My Best Friend K. L. Kamat

Eulogy by Vikas Kamat
March 07, 2002
Page Last Updated: February 17, 2024

Notes from a tribute given at a condolence meeting for K. L. Kamat

Some of you might consider it inappropriate that I refer my father as my best friend. Bappa, as I called him, was truly a great man, worthy of my worship.  But ever since I reached adulthood, he has treated me as a friend, and we were really like close friends. Further, for the last five years we have been team-mates on a large project, the Kamat's Potpourri website.

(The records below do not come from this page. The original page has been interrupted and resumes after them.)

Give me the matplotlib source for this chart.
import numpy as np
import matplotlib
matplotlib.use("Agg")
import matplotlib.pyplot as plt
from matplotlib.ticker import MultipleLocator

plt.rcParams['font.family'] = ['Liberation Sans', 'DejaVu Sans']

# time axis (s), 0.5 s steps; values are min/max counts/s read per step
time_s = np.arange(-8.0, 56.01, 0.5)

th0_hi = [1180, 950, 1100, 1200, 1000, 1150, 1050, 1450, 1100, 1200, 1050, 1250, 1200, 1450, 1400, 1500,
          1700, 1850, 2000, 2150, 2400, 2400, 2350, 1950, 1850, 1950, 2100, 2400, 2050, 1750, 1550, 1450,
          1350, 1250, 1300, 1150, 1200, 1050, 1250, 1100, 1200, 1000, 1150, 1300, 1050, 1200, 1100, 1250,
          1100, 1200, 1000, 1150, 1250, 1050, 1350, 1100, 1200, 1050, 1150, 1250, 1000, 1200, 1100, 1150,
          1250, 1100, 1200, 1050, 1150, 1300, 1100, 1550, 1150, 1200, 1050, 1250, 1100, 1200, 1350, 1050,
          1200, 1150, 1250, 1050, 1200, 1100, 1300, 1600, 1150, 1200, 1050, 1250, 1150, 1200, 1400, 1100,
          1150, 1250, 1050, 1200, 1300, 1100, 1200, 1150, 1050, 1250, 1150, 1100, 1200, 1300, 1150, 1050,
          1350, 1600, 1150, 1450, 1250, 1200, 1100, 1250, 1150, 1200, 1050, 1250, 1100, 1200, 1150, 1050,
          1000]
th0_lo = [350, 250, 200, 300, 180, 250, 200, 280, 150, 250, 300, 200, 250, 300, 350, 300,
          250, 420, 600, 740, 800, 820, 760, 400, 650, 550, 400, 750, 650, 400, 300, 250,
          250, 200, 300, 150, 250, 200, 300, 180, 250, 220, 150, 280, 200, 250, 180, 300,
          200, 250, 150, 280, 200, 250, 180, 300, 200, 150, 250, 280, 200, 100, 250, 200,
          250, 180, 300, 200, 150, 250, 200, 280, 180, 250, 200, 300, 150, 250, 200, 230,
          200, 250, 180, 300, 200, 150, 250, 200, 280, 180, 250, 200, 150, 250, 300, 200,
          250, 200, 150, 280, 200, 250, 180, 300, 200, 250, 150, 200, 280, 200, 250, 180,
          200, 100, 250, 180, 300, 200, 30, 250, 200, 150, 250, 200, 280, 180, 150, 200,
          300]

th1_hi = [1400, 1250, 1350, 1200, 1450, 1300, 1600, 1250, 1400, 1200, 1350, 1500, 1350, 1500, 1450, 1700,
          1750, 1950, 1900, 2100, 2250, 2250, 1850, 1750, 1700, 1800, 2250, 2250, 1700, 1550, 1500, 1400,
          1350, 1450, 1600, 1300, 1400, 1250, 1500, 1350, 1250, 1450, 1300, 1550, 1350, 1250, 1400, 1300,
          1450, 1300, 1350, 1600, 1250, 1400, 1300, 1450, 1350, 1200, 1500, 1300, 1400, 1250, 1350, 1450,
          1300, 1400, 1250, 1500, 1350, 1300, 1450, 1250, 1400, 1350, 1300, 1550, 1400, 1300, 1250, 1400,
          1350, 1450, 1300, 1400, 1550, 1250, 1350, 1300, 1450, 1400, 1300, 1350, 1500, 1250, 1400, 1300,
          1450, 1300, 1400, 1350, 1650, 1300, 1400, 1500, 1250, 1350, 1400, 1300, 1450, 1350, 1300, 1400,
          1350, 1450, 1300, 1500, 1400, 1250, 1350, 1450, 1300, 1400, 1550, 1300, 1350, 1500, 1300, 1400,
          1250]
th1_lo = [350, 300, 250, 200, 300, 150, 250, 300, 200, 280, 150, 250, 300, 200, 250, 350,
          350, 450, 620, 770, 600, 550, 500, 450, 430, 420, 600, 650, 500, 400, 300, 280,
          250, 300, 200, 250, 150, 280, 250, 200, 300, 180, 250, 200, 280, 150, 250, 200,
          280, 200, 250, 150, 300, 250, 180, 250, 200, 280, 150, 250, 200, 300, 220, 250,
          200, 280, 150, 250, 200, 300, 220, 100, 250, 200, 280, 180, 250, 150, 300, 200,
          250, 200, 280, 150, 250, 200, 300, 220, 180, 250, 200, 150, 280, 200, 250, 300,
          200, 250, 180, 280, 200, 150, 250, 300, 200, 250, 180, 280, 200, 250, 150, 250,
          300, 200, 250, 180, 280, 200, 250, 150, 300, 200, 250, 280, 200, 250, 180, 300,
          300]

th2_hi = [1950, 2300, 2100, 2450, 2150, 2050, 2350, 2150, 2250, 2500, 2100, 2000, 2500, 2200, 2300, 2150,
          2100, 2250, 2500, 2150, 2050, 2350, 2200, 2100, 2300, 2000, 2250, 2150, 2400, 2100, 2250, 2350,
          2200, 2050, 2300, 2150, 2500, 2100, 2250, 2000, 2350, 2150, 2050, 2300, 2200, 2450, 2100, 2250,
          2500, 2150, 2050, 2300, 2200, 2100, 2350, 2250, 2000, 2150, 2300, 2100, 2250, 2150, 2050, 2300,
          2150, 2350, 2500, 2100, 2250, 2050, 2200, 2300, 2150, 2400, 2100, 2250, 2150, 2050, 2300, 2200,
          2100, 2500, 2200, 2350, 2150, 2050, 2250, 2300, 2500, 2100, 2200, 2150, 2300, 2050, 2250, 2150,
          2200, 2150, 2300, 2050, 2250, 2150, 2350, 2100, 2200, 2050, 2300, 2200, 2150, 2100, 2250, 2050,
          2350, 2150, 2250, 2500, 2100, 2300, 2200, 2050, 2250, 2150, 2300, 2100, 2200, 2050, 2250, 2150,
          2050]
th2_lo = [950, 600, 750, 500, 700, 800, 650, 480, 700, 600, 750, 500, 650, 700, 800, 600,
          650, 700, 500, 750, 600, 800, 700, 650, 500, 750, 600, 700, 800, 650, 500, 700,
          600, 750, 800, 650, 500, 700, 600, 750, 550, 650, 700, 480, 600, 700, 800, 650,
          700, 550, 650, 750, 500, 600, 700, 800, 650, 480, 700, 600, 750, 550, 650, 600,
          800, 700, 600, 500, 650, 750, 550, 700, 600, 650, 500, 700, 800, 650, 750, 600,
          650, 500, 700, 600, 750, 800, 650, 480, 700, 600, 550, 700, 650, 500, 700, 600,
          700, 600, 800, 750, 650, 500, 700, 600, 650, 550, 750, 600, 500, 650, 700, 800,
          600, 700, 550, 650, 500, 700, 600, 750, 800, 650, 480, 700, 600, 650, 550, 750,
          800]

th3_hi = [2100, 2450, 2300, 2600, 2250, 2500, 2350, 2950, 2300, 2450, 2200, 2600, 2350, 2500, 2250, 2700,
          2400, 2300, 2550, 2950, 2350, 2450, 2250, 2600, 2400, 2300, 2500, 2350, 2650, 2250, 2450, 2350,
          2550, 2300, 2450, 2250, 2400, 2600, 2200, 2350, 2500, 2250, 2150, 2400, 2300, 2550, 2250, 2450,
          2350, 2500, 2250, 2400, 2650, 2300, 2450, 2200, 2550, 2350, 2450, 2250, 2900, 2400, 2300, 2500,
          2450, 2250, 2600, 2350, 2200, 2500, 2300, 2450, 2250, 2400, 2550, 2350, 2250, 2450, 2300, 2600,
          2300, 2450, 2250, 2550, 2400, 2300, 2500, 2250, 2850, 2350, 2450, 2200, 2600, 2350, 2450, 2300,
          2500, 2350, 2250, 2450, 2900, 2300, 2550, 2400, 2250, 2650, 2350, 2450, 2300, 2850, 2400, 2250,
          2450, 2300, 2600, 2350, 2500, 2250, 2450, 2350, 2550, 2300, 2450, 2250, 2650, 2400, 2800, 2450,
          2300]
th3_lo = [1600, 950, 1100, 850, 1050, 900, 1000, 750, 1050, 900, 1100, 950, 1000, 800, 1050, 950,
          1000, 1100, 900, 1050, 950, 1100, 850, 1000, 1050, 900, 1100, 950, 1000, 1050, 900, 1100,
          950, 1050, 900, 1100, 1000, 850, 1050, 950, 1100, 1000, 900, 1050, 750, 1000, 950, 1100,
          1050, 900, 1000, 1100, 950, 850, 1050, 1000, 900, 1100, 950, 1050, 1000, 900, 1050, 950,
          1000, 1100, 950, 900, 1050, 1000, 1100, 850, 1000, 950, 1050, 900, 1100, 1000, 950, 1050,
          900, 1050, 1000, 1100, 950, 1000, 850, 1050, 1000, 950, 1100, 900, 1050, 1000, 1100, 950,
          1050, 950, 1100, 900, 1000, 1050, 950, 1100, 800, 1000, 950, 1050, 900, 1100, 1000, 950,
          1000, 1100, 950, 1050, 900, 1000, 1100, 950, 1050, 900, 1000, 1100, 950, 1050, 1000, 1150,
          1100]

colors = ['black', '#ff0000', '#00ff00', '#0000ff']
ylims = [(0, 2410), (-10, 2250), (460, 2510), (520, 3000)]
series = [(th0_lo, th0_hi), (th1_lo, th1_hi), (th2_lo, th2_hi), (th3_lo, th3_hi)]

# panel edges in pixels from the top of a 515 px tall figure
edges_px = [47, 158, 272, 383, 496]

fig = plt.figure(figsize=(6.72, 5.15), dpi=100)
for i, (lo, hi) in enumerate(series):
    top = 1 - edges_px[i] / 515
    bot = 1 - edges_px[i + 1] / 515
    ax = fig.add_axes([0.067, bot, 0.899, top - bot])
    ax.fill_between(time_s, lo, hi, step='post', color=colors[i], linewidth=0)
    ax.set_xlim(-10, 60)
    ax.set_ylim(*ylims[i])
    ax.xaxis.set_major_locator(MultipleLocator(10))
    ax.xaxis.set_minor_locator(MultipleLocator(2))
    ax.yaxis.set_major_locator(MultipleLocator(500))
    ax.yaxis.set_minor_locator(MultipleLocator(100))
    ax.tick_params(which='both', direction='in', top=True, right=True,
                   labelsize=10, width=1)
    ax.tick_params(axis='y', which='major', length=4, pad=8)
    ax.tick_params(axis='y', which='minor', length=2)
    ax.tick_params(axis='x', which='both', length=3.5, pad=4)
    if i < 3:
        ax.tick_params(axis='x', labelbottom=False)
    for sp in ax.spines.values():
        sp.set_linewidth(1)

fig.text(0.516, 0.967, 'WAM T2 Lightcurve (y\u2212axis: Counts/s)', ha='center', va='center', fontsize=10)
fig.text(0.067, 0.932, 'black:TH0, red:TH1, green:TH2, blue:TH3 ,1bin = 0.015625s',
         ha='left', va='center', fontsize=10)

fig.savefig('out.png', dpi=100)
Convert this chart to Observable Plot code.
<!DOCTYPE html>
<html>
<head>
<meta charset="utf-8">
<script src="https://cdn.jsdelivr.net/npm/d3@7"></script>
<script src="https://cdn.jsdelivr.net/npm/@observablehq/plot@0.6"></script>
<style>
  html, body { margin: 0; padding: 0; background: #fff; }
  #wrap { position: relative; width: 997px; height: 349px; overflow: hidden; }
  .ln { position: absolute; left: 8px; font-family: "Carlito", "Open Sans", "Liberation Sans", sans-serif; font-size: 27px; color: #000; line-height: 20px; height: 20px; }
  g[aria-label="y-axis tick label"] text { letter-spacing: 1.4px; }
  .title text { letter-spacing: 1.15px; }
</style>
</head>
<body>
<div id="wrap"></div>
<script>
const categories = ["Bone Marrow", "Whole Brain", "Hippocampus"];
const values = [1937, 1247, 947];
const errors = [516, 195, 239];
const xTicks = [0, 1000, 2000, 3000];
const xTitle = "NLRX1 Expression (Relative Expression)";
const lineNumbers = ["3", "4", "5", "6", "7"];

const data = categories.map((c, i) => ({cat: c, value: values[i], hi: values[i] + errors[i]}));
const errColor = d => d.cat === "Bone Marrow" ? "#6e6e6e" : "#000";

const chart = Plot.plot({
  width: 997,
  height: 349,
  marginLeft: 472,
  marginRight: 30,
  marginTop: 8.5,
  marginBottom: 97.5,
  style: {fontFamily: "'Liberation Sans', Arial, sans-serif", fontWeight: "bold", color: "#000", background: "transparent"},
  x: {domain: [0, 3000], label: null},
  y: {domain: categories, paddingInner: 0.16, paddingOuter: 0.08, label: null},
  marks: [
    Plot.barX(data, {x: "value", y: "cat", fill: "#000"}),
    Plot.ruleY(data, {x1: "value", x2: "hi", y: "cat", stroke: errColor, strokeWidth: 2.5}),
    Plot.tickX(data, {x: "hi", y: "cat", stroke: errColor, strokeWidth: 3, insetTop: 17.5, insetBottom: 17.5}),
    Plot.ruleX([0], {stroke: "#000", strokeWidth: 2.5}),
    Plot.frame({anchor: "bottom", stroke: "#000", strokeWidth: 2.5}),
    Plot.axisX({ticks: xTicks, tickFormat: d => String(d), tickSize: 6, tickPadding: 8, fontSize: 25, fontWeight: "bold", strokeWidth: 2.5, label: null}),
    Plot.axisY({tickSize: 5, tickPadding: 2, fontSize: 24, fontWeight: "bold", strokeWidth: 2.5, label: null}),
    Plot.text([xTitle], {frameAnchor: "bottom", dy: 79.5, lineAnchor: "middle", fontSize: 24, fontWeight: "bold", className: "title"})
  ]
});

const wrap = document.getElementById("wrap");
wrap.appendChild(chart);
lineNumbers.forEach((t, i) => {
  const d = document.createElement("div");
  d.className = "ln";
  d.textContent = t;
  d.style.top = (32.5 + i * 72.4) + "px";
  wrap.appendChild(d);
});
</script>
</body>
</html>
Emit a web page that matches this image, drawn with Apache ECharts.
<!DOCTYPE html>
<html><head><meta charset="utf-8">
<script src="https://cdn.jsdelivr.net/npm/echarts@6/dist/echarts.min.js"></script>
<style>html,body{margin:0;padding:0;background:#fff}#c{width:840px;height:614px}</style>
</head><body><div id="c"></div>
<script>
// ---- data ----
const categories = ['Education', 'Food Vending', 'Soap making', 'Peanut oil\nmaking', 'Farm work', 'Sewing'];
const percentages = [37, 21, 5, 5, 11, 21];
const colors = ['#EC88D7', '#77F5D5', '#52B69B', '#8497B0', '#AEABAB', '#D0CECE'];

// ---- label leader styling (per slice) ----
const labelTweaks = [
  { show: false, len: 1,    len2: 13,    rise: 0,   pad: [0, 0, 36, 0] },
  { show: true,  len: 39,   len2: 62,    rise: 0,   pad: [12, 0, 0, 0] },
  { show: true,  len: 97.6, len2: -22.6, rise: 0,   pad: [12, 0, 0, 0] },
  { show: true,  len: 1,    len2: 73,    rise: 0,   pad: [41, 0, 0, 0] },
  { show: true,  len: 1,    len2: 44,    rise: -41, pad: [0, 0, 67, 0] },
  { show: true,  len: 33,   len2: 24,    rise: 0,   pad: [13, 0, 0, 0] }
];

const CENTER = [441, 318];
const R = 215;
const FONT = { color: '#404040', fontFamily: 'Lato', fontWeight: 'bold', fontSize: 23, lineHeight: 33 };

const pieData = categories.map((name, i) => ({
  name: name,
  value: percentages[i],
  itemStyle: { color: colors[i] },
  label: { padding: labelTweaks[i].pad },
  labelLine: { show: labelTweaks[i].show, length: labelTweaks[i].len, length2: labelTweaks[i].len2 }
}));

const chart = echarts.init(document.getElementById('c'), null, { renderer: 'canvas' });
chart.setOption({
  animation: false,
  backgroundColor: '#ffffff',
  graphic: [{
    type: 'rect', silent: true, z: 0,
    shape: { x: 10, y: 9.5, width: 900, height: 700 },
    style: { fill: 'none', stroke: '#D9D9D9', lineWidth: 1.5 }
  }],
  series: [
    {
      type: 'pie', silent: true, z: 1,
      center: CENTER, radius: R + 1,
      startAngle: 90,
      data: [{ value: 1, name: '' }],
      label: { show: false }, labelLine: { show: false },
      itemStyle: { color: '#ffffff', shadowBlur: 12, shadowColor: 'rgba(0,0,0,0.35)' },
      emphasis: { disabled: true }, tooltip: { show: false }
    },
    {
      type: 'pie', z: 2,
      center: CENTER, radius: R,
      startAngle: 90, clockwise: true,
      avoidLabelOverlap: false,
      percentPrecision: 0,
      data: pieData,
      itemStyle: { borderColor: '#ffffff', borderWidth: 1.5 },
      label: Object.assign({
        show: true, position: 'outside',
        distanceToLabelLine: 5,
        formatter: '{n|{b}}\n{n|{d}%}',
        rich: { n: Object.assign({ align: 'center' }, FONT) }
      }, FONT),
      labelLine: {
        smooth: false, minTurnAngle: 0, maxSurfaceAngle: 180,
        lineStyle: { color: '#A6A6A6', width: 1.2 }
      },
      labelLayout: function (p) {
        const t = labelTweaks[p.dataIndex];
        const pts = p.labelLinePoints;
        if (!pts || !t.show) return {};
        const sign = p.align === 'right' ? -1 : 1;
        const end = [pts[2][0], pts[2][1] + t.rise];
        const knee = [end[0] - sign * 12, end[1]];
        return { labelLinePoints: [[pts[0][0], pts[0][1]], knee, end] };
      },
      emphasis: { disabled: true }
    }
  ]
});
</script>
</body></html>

Bappa never shied away from learning from youngsters. In fact, I feel that he learnt more from youngsters than from peers.  He was an ocean of talent, and I am an immature, ordinary son, yet  he treated me as an equal, sharing his ideas and honoring mine. Bappa was friends with everyone -- from the milk-delivery man to  patients of leprosy, everybody was his buddy. He exhibited the same sincerity and keenness to learn about the tribals, rag-pickers, and vegetable vendors as he did to study (via photography of interviews) the geniuses and scholars.  He didn't have this equal-treatment policy to follow an ideal or anything; that was his true nature. This morning a friend told me Kamat not only photographed the cross-dressers condemned in India as the Khojas (ಖೋಜ), but sent them copies of the photographs free of cost. I am not at all amused. To most of us they are transsexuals and discards of the society, but for Bappa they were fellow humans, friends, and his equals.

"Work is Worship" -- numerous Hindu saints have preached, yet we see few who find God in their vocation. Bappa was not a religious man (not ritualistic anyway), but he displayed amazing devotion and dedication in every task he performed, and I must say that I am a witness to a man reaching God through Karmayoga (The Hindu philosophies describe two other paths to reach God - Jnanayoga, the path of Knowledge and Bhaktiyoga, the path of devotion). Humbleness, courage, character, patience, vision, self-reliance, and an eternal hunger for knowledge are some of the qualities Bappa possessed more in quantity than in most men.

It is true that Bappa was a man of extreme discipline and it was difficult for ordinary mortals to live or work with him. Hence we see that almost all of his work has been accomplished single-handedly by him. His  monumental documentation of twentieth century India (most of which has remained unpublished) is done without any infrastructure or institutional support. Bappa was a one-man-institution.

I consider it a great privilege that I had an opportunity to be friends with Krishnanand Kamat. He was an extraordinary and eccentric man (he is the only man I know who'd not charge the government for his professional services; he's the only one I know who could study the clouds for weeks together, and he's the only one I know who raised cockroaches), and worked till the last day and last hour -- he passed away suddenly with a cardiac arrest, his suffering lasting less than five minutes -- leaving behind hundreds of unfinished projects. In his death I have lost a great dad, a true friend, and the captain of my ship.

Bappa's greatness lies not in his award winning books, not in his memorable photographs or his gigantic website, but in his austere living, and for showing the world that an ordinary man without infrastructure or resources can still do extraordinary things in life by sheer determination and dedication to duty.